Kumpas mecaz anlamı; baş başa verip bir düzen hazırlamak, gizli bir tertip kurmak demektir. Kumpas; matbaalarda satırlar dizilirken harflerin içine yerleştirildiği, açıklığı ayarlanabilen demir cetvel, deniz haritaları üzerinde mesâfe ölçmek için kullanılan pergel, gemici pusulası, tel, mil, bilya ve makine parçalarının boyutlarını hassas olarak ölçmeye yarayan âlet demektir. İşte kumpas kelimesi ile ilgili cümleler.

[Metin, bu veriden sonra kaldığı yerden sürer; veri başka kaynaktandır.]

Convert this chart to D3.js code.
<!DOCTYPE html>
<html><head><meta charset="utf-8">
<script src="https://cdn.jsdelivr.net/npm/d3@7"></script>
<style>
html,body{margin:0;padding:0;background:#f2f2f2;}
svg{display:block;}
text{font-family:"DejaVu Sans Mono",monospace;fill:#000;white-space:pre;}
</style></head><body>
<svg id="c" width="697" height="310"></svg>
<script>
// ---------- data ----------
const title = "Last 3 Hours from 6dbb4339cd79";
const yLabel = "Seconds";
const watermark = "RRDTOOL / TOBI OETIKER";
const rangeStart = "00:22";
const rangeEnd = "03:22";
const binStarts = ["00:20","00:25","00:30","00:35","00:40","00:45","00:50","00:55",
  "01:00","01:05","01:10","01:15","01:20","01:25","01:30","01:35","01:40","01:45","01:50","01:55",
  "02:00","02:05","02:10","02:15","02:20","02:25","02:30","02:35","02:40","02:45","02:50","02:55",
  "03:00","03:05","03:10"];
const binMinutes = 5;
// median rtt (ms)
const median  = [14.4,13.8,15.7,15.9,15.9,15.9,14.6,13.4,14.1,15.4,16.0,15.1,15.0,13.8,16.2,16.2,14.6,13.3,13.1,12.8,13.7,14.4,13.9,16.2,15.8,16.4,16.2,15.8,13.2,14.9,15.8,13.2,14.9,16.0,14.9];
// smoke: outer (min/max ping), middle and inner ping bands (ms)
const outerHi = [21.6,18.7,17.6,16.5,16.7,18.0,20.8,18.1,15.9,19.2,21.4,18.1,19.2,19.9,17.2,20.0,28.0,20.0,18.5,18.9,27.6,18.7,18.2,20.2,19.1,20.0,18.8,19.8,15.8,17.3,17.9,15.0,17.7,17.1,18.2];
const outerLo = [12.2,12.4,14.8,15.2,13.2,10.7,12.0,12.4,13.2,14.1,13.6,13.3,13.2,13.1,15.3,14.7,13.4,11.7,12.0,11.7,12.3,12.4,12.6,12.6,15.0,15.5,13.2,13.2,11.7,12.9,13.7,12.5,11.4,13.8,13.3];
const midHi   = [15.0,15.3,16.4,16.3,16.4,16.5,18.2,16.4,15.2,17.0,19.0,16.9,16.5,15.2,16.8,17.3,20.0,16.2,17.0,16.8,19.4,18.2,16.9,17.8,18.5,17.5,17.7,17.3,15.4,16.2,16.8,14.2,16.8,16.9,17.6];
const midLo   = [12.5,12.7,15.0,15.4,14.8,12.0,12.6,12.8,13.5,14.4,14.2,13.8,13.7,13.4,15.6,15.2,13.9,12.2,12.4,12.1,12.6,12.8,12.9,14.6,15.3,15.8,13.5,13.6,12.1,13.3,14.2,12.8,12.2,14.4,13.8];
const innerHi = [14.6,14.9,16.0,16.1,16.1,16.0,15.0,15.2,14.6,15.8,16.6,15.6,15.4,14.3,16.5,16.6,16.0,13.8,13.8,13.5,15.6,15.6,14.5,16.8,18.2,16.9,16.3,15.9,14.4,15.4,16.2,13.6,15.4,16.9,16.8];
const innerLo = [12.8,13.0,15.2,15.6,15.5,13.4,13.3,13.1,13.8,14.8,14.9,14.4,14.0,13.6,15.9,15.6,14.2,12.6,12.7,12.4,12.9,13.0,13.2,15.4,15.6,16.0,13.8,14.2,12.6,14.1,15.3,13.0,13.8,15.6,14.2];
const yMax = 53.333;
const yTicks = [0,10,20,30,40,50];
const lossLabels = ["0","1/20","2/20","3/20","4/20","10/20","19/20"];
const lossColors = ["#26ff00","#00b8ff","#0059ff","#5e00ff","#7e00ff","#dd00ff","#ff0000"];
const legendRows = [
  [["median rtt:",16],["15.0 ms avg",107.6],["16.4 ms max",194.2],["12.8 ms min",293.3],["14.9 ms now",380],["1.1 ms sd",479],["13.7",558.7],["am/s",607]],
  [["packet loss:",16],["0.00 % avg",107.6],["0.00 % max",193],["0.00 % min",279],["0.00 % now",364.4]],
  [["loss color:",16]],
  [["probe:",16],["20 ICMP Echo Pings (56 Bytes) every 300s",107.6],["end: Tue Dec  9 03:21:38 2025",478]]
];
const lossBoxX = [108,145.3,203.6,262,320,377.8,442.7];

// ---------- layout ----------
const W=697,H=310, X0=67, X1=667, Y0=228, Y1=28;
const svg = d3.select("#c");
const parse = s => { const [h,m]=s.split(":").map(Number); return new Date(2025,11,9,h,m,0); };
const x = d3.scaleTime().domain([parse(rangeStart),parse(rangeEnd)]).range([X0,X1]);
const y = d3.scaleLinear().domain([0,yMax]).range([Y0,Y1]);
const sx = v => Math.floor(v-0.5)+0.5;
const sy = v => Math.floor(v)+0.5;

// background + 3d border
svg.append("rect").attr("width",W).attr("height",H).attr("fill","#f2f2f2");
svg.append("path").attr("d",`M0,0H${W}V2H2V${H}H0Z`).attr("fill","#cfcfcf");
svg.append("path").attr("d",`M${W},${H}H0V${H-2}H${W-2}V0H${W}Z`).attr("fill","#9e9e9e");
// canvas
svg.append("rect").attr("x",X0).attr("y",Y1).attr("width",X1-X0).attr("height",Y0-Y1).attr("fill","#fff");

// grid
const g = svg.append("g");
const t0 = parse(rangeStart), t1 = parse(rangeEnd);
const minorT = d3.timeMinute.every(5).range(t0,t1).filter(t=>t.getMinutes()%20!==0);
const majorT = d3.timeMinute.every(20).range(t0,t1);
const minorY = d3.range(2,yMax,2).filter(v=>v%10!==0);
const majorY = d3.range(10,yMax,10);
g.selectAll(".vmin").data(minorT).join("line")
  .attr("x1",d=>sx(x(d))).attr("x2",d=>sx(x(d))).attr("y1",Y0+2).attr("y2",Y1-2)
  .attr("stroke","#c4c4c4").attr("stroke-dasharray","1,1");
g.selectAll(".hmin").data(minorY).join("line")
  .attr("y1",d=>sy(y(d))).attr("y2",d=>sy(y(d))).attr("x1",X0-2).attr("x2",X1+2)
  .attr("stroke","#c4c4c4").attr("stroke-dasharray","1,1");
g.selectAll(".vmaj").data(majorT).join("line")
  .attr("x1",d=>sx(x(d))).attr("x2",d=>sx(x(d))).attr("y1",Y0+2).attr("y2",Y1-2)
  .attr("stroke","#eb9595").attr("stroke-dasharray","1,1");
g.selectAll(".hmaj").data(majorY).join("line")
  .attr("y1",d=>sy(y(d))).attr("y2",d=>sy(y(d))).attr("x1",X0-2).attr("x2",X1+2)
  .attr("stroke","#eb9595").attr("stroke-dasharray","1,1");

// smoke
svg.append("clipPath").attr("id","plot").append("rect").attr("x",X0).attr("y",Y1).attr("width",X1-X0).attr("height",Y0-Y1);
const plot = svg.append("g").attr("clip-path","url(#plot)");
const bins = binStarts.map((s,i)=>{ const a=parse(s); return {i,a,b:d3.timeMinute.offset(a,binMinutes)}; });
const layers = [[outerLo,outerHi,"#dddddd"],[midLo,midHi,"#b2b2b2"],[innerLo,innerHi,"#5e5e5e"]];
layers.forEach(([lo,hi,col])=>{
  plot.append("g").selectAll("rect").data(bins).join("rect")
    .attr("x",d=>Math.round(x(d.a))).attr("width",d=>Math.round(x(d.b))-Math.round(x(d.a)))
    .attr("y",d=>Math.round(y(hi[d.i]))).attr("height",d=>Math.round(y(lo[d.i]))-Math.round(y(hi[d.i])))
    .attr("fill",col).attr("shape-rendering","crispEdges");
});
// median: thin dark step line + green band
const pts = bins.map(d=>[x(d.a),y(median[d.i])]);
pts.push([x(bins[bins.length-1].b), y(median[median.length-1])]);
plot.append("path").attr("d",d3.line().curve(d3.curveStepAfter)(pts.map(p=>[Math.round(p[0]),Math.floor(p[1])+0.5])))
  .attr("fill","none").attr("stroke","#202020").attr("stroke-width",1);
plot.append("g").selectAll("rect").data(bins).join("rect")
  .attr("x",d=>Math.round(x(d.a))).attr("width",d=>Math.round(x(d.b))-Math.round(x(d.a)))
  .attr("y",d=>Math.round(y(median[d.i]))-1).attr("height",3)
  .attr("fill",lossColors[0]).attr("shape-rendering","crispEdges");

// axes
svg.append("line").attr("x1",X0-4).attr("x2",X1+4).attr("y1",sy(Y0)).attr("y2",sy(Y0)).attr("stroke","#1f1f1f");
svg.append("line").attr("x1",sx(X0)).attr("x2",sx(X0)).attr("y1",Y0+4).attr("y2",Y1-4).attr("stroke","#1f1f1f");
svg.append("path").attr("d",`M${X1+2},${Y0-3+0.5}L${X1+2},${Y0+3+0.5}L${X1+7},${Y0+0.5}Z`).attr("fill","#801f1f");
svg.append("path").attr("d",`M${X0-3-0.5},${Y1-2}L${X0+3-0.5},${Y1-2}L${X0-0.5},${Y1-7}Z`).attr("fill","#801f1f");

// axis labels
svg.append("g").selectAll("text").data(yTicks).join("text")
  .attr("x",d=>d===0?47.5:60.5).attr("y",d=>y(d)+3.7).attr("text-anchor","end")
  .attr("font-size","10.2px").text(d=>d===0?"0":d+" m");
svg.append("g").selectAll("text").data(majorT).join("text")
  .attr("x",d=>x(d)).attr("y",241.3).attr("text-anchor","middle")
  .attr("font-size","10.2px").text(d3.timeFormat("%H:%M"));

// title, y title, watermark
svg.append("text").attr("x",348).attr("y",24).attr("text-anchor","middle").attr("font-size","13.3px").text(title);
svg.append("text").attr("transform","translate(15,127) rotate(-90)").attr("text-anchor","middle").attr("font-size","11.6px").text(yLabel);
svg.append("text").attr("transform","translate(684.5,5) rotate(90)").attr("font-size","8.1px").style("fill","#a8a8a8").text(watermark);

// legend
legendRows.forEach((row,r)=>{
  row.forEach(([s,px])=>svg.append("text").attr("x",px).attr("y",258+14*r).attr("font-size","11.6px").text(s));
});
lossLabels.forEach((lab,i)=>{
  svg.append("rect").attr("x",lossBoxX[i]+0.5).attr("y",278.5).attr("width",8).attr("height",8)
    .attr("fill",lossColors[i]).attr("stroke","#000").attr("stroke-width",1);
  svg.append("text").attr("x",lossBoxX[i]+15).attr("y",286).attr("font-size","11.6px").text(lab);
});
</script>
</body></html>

– Müdürü koltuğundan etmek için kumpas kurmuşlar.
– Berâber kumpas kurarlar, saman altından su yürütürler. (R. H. Karay)
– Baş başa vererek bana karşı fısıl fısıl kumpas kurarlar. (R. N. Güntekin)

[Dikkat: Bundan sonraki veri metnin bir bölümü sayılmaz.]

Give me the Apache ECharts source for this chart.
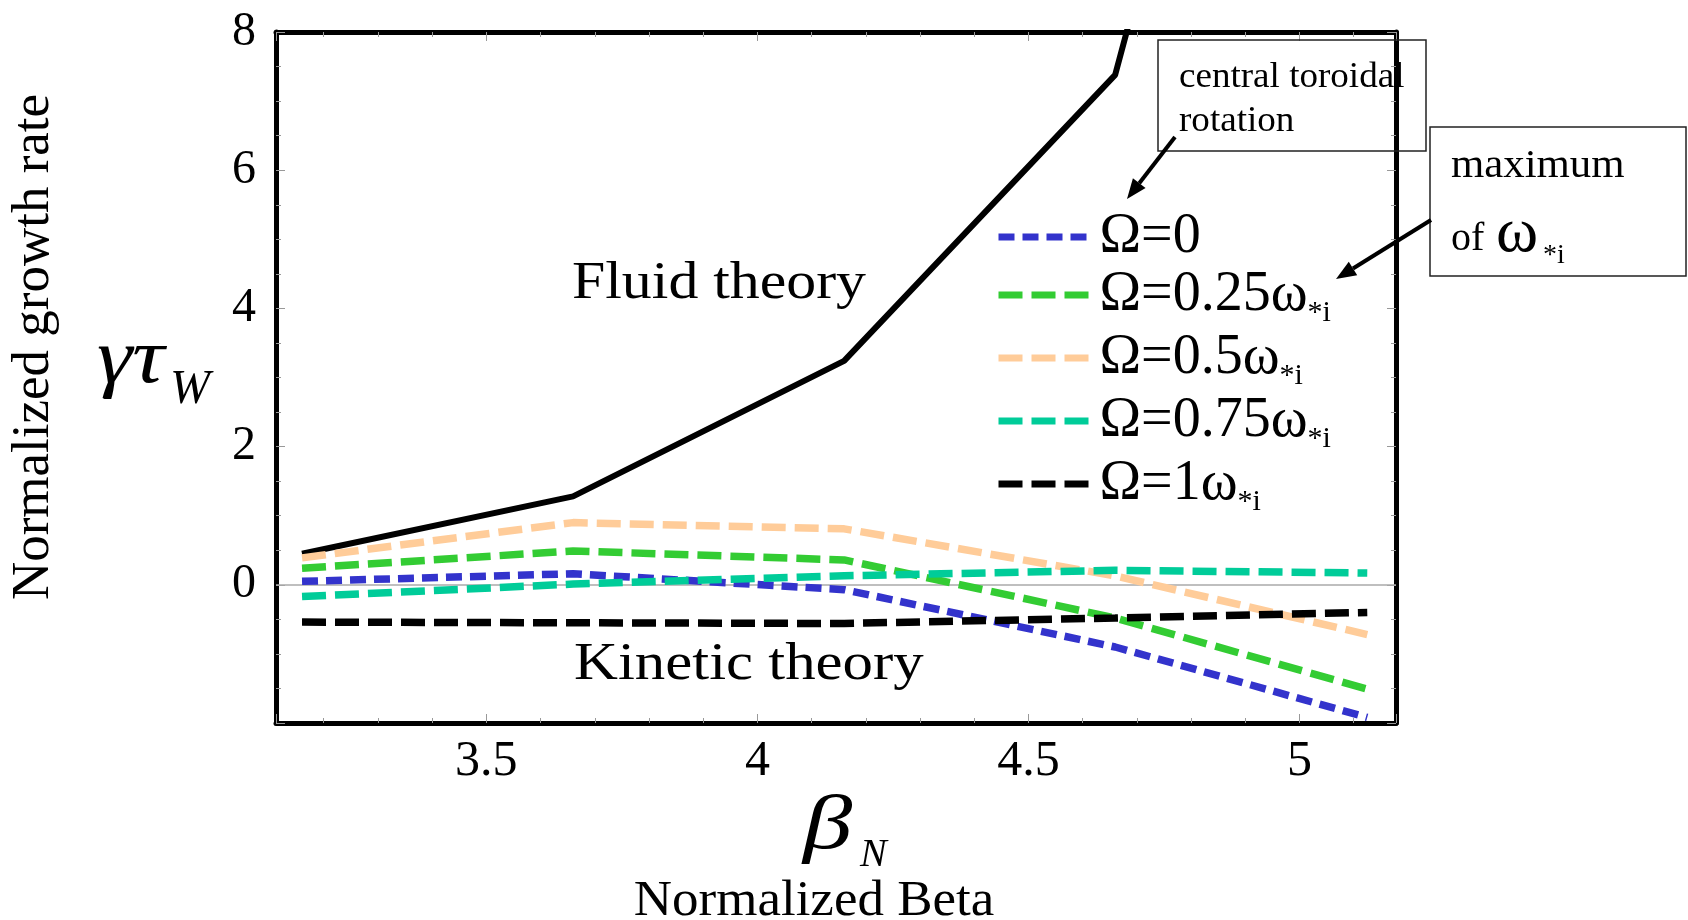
<!DOCTYPE html>
<html>
<head>
<meta charset="utf-8">
<script src="https://cdn.jsdelivr.net/npm/echarts@6/dist/echarts.min.js"></script>
<style>
html,body{margin:0;padding:0;background:#fff;}
#c{width:1688px;height:920px;}
</style>
</head>
<body>
<div id="c"></div>
<script>
// ---- data ----
const betaN      = [3.16, 3.66, 4.16, 4.66, 5.125];
const fluidTheory = [0.45, 1.28, 3.24, 7.38, 21.0];
const omega0     = [0.05, 0.16, -0.07, -0.90, -1.92];
const omega025   = [0.24, 0.49, 0.36, -0.48, -1.51];
const omega05    = [0.39, 0.90, 0.81, 0.13, -0.72];
const omega075   = [-0.17, 0.01, 0.13, 0.21, 0.17];
const omega1     = [-0.54, -0.55, -0.56, -0.48, -0.40];
const legendNames = ['Ω=0', 'Ω=0.25ω*i', 'Ω=0.5ω*i', 'Ω=0.75ω*i', 'Ω=1ω*i'];
const xRange = [3.112, 5.178];
const yRange = [-2, 8];

const serif = 'Liberation Serif';
const pairs = ys => betaN.map((x, i) => [x, ys[i]]);

function arrow(x1, y1, x2, y2) {
  const dx = x2 - x1, dy = y2 - y1, L = Math.hypot(dx, dy);
  const ux = dx / L, uy = dy / L, hl = 20, hw = 8;
  const bx = x2 - ux * hl, by = y2 - uy * hl;
  return [
    {type: 'line', z: 100, shape: {x1: x1, y1: y1, x2: bx, y2: by}, style: {stroke: '#000', lineWidth: 4}},
    {type: 'polygon', z: 100, shape: {points: [[x2, y2], [bx - uy * hw, by + ux * hw], [bx + uy * hw, by - ux * hw]]}, style: {fill: '#000'}}
  ];
}

function txt(text, x, y, size, opts) {
  opts = opts || {};
  return {
    type: 'text', z: 100, x: x, y: y,
    rotation: opts.rotation || 0,
    scaleX: opts.scaleX || 1,
    style: {
      text: text, fontFamily: serif, fontSize: size,
      fontStyle: opts.italic ? 'italic' : 'normal',
      fill: '#000', align: opts.align || 'left', verticalAlign: 'middle'
    }
  };
}

const tickCommon = {
  axisTick: {show: true, inside: true, length: 9, lineStyle: {color: '#999', width: 1}},
  minorTick: {show: true, length: 5, lineStyle: {color: '#999', width: 1}},
  splitLine: {show: false},
  axisLine: {show: true, onZero: false, lineStyle: {color: '#000', width: 5}}
};

const dashedSeries = [
  {name: legendNames[0], data: omega0,   color: '#3333cc', dash: [16, 8]},
  {name: legendNames[1], data: omega025, color: '#33cc33', dash: [24, 9]},
  {name: legendNames[2], data: omega05,  color: '#ffcc99', dash: [24, 9]},
  {name: legendNames[3], data: omega075, color: '#00cc99', dash: [24, 9]},
  {name: legendNames[4], data: omega1,   color: '#000000', dash: [24, 9]}
];

const series = [{
  name: 'Fluid theory', type: 'line', data: pairs(fluidTheory), symbol: 'none',
  lineStyle: {color: '#000', width: 6}, itemStyle: {color: '#000'}, z: 2,
  markLine: {
    z: 1, silent: true, symbol: 'none', label: {show: false},
    lineStyle: {color: '#aaa', width: 1.5, type: 'solid'},
    data: [{yAxis: 0}]
  }
}].concat(dashedSeries.map((s, i) => ({
  name: s.name, type: 'line', data: pairs(s.data), symbol: 'none', z: 3 + i,
  lineStyle: {color: s.color, width: 7.5, type: s.dash},
  itemStyle: {color: s.color}
})));

const option = {
  animation: false,
  backgroundColor: '#fff',
  grid: {left: 276, right: 292, top: 32, bottom: 197, containLabel: false, outerBoundsMode: 'none'},
  xAxis: [
    Object.assign({}, tickCommon, {
      type: 'value', position: 'bottom', min: xRange[0], max: xRange[1],
      minInterval: 0.5, maxInterval: 0.5,
      minorTick: Object.assign({}, tickCommon.minorTick, {splitNumber: 5}),
      axisLabel: {fontFamily: serif, fontSize: 50, color: '#000', margin: 14, showMinLabel: false, showMaxLabel: false}
    }),
    Object.assign({}, tickCommon, {
      type: 'value', position: 'top', min: xRange[0], max: xRange[1],
      minInterval: 0.5, maxInterval: 0.5,
      minorTick: Object.assign({}, tickCommon.minorTick, {splitNumber: 5}),
      axisLabel: {show: false}
    })
  ],
  yAxis: [
    Object.assign({}, tickCommon, {
      type: 'value', position: 'left', min: yRange[0], max: yRange[1], interval: 2,
      minorTick: Object.assign({}, tickCommon.minorTick, {splitNumber: 4}),
      axisLabel: {fontFamily: serif, fontSize: 48, color: '#000', margin: 20, showMinLabel: false}
    }),
    Object.assign({}, tickCommon, {
      type: 'value', position: 'right', min: yRange[0], max: yRange[1], interval: 2,
      minorTick: Object.assign({}, tickCommon.minorTick, {splitNumber: 4}),
      axisLabel: {show: false}
    })
  ],
  legend: {
    orient: 'vertical', left: 990, top: 204,
    itemWidth: 90, itemHeight: 14, itemGap: 2,
    data: legendNames,
    selectedMode: false,
    itemStyle: {color: 'rgba(0,0,0,0)', borderWidth: 0, opacity: 0},
    lineStyle: {width: 7},
    formatter: function (name) {
      if (name.indexOf('*i') >= 0) {
        return '{a|' + name.replace('*i', '') + '}{s|*i}';
      }
      return '{a|' + name + '}';
    },
    textStyle: {
      fontFamily: serif, fontSize: 56, color: '#000',
      rich: {
        a: {fontFamily: serif, fontSize: 56, lineHeight: 66, color: '#000', padding: [0, 0, 0, 6]},
        s: {fontFamily: serif, fontSize: 30, color: '#000', verticalAlign: 'bottom'}
      }
    }
  },
  series: series,
  graphic: [
    txt('Normalized growth rate', 34, 347, 53, {rotation: Math.PI / 2, align: 'center'}),
    txt('γτ', 97, 361, 78, {italic: true, scaleX: 1.15}),
    txt('W', 170, 390, 48, {italic: true}),
    txt('β', 803, 828, 76, {italic: true, scaleX: 1.3}),
    txt('N', 860, 855, 40, {italic: true}),
    txt('Normalized Beta', 814, 902, 50, {align: 'center', scaleX: 1.06}),
    txt('Fluid theory', 572, 284, 52, {scaleX: 1.15}),
    txt('Kinetic theory', 574, 665, 52, {scaleX: 1.17}),
    {type: 'rect', z: 99, shape: {x: 1158, y: 40, width: 268, height: 111},
     style: {fill: 'none', stroke: '#222', lineWidth: 1.5}},
    txt('central toroidal', 1179, 78, 36, {scaleX: 1.03}),
    txt('rotation', 1179, 122, 36, {scaleX: 1.03}),
    {type: 'rect', z: 99, shape: {x: 1430, y: 127, width: 256, height: 149},
     style: {fill: '#fff', stroke: '#222', lineWidth: 1.5}},
    txt('maximum', 1451, 166, 40, {scaleX: 1.07}),
    txt('of', 1451, 239, 40),
    txt('ω', 1496, 234, 64),
    txt('*i', 1543, 256, 28)
  ].concat(arrow(1175, 137, 1127, 199)).concat(arrow(1431, 220, 1336, 279))
};

const chart = echarts.init(document.getElementById('c'), null, {renderer: 'canvas'});
chart.setOption(option);
</script>
</body>
</html>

– Arabasına uyuşturucu koyup, kumpas kurmaya çalışmışlar.
– Bu saatte kurt kuş uykuda; siz gece yarısı buraya toplanıp da ne kumpas kuruyorsunuz? (H. R. Gürpınar)
– Ben asla bir kumpasa dâhil olmam.
– … bir gazetede kumpas kurmuşlardır. (P. Safa)
– Beni kazıklamaya çalışman, kumpas kurman yavşaklıktan öte bir şeydi; o yüzden sana güvenmemi isteme.
– Üç kişi burada gizli gizli ne kumpaslar kuruyorsunuz bakayım? (O. C. Kaygılı)
– Hasan projeyi yok etmek için bir kumpas kurdu.
– Biz laboratuvarda ince ölçümler için de kumpas kullanırdık.
– Teknik elemanlar mikrometre, kumpas, valf, vana gibi elemanların kullanımını bilmek zorundadırlar.
– Milimetrik ölçüm yapmak istiyorsan kumpas kullanman gerekir.
– Bunların yanında irili ufaklı birçok pergeller, taksim pergelleri, kumpaslar müşahede olunur. (A. M. Efendi)
– Bir kumpas alabilirsem ölçümlerimi daha hassas bir şekilde yapabilirim.
– Kumpasın arkası ile iç çap ölçülüyor.
– Murat çavuş paket dâiresindeki Behîre’ye gizli gizli bir şeyler söyledi. Gāliba yine bir kumpas kuruyorlar. (M. Yesâri)
– Anladığım kadarıyla, bizler bir kumpasa geldik.